== Data provided

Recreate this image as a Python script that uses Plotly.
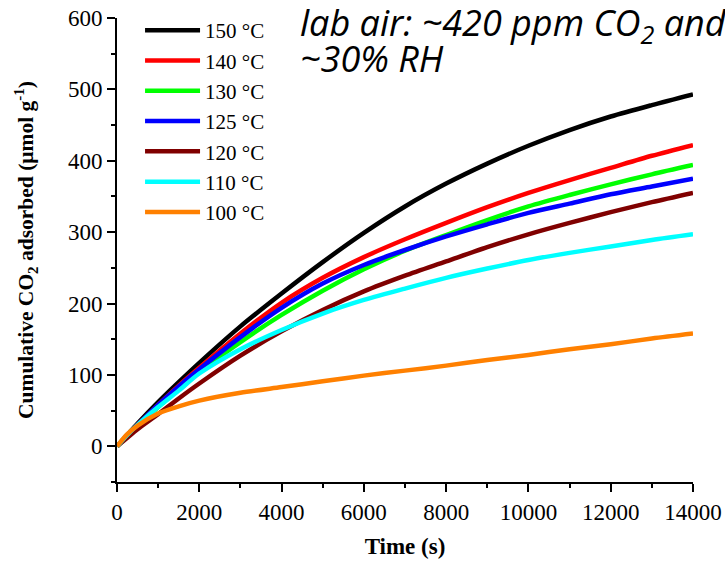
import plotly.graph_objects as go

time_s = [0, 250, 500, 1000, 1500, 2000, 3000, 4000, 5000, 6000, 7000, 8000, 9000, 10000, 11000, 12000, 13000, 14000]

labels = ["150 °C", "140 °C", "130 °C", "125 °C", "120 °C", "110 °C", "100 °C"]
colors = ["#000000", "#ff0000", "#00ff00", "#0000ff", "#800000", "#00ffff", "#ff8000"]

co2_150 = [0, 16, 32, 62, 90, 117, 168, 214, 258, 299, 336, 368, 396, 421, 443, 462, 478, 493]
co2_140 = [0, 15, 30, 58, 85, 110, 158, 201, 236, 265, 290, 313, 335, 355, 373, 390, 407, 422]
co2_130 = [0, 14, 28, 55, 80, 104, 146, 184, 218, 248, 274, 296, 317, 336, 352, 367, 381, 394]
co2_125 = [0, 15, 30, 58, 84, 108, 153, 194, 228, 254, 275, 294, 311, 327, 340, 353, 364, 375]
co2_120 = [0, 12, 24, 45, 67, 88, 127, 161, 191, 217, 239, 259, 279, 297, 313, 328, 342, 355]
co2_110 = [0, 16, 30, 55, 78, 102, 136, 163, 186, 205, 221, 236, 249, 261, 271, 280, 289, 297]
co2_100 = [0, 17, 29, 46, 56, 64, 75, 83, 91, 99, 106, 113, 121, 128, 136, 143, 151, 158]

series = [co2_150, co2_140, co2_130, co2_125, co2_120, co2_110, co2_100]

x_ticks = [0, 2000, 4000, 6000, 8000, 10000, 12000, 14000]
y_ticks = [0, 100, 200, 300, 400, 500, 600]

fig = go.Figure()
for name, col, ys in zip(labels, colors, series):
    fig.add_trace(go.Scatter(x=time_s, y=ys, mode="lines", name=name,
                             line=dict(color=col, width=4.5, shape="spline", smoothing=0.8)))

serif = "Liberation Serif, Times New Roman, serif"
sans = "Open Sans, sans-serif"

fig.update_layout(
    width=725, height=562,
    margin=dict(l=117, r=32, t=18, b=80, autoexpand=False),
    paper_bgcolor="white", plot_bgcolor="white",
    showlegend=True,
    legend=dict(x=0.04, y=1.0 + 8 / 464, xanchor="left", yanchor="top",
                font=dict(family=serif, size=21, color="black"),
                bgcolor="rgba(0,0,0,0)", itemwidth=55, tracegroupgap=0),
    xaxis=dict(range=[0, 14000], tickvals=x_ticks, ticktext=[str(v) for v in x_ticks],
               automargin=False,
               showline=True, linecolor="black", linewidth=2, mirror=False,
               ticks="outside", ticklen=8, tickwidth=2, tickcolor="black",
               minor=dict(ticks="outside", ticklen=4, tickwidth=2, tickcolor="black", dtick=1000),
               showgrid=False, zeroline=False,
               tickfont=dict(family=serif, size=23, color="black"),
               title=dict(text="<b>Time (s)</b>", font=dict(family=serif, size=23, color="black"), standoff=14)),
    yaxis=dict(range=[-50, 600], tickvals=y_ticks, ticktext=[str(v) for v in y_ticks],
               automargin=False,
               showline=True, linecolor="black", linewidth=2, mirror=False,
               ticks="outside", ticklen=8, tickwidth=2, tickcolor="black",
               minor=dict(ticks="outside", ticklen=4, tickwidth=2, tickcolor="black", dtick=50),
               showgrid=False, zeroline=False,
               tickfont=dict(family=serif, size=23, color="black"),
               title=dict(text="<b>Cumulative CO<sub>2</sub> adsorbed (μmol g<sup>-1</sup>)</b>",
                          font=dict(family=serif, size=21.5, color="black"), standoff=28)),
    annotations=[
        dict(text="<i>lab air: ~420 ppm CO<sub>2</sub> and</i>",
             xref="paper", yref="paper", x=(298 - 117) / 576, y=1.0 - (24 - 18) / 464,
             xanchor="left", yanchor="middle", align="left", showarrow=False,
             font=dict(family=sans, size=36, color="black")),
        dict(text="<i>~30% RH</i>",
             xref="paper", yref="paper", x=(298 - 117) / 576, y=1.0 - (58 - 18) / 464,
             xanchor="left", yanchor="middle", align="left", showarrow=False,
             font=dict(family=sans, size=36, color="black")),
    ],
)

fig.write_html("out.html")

====

*Instructions for the task*:
Except for the pictures, give all the material above again verbatim.

*Solution to the exercise*:
Recreate this image as a Python script that uses Plotly.
import plotly.graph_objects as go

time_s = [0, 250, 500, 1000, 1500, 2000, 3000, 4000, 5000, 6000, 7000, 8000, 9000, 10000, 11000, 12000, 13000, 14000]

labels = ["150 °C", "140 °C", "130 °C", "125 °C", "120 °C", "110 °C", "100 °C"]
colors = ["#000000", "#ff0000", "#00ff00", "#0000ff", "#800000", "#00ffff", "#ff8000"]

co2_150 = [0, 16, 32, 62, 90, 117, 168, 214, 258, 299, 336, 368, 396, 421, 443, 462, 478, 493]
co2_140 = [0, 15, 30, 58, 85, 110, 158, 201, 236, 265, 290, 313, 335, 355, 373, 390, 407, 422]
co2_130 = [0, 14, 28, 55, 80, 104, 146, 184, 218, 248, 274, 296, 317, 336, 352, 367, 381, 394]
co2_125 = [0, 15, 30, 58, 84, 108, 153, 194, 228, 254, 275, 294, 311, 327, 340, 353, 364, 375]
co2_120 = [0, 12, 24, 45, 67, 88, 127, 161, 191, 217, 239, 259, 279, 297, 313, 328, 342, 355]
co2_110 = [0, 16, 30, 55, 78, 102, 136, 163, 186, 205, 221, 236, 249, 261, 271, 280, 289, 297]
co2_100 = [0, 17, 29, 46, 56, 64, 75, 83, 91, 99, 106, 113, 121, 128, 136, 143, 151, 158]

series = [co2_150, co2_140, co2_130, co2_125, co2_120, co2_110, co2_100]

x_ticks = [0, 2000, 4000, 6000, 8000, 10000, 12000, 14000]
y_ticks = [0, 100, 200, 300, 400, 500, 600]

fig = go.Figure()
for name, col, ys in zip(labels, colors, series):
    fig.add_trace(go.Scatter(x=time_s, y=ys, mode="lines", name=name,
                             line=dict(color=col, width=4.5, shape="spline", smoothing=0.8)))

serif = "Liberation Serif, Times New Roman, serif"
sans = "Open Sans, sans-serif"

fig.update_layout(
    width=725, height=562,
    margin=dict(l=117, r=32, t=18, b=80, autoexpand=False),
    paper_bgcolor="white", plot_bgcolor="white",
    showlegend=True,
    legend=dict(x=0.04, y=1.0 + 8 / 464, xanchor="left", yanchor="top",
                font=dict(family=serif, size=21, color="black"),
                bgcolor="rgba(0,0,0,0)", itemwidth=55, tracegroupgap=0),
    xaxis=dict(range=[0, 14000], tickvals=x_ticks, ticktext=[str(v) for v in x_ticks],
               automargin=False,
               showline=True, linecolor="black", linewidth=2, mirror=False,
               ticks="outside", ticklen=8, tickwidth=2, tickcolor="black",
               minor=dict(ticks="outside", ticklen=4, tickwidth=2, tickcolor="black", dtick=1000),
               showgrid=False, zeroline=False,
               tickfont=dict(family=serif, size=23, color="black"),
               title=dict(text="<b>Time (s)</b>", font=dict(family=serif, size=23, color="black"), standoff=14)),
    yaxis=dict(range=[-50, 600], tickvals=y_ticks, ticktext=[str(v) for v in y_ticks],
               automargin=False,
               showline=True, linecolor="black", linewidth=2, mirror=False,
               ticks="outside", ticklen=8, tickwidth=2, tickcolor="black",
               minor=dict(ticks="outside", ticklen=4, tickwidth=2, tickcolor="black", dtick=50),
               showgrid=False, zeroline=False,
               tickfont=dict(family=serif, size=23, color="black"),
               title=dict(text="<b>Cumulative CO<sub>2</sub> adsorbed (μmol g<sup>-1</sup>)</b>",
                          font=dict(family=serif, size=21.5, color="black"), standoff=28)),
    annotations=[
        dict(text="<i>lab air: ~420 ppm CO<sub>2</sub> and</i>",
             xref="paper", yref="paper", x=(298 - 117) / 576, y=1.0 - (24 - 18) / 464,
             xanchor="left", yanchor="middle", align="left", showarrow=False,
             font=dict(family=sans, size=36, color="black")),
        dict(text="<i>~30% RH</i>",
             xref="paper", yref="paper", x=(298 - 117) / 576, y=1.0 - (58 - 18) / 464,
             xanchor="left", yanchor="middle", align="left", showarrow=False,
             font=dict(family=sans, size=36, color="black")),
    ],
)

fig.write_html("out.html")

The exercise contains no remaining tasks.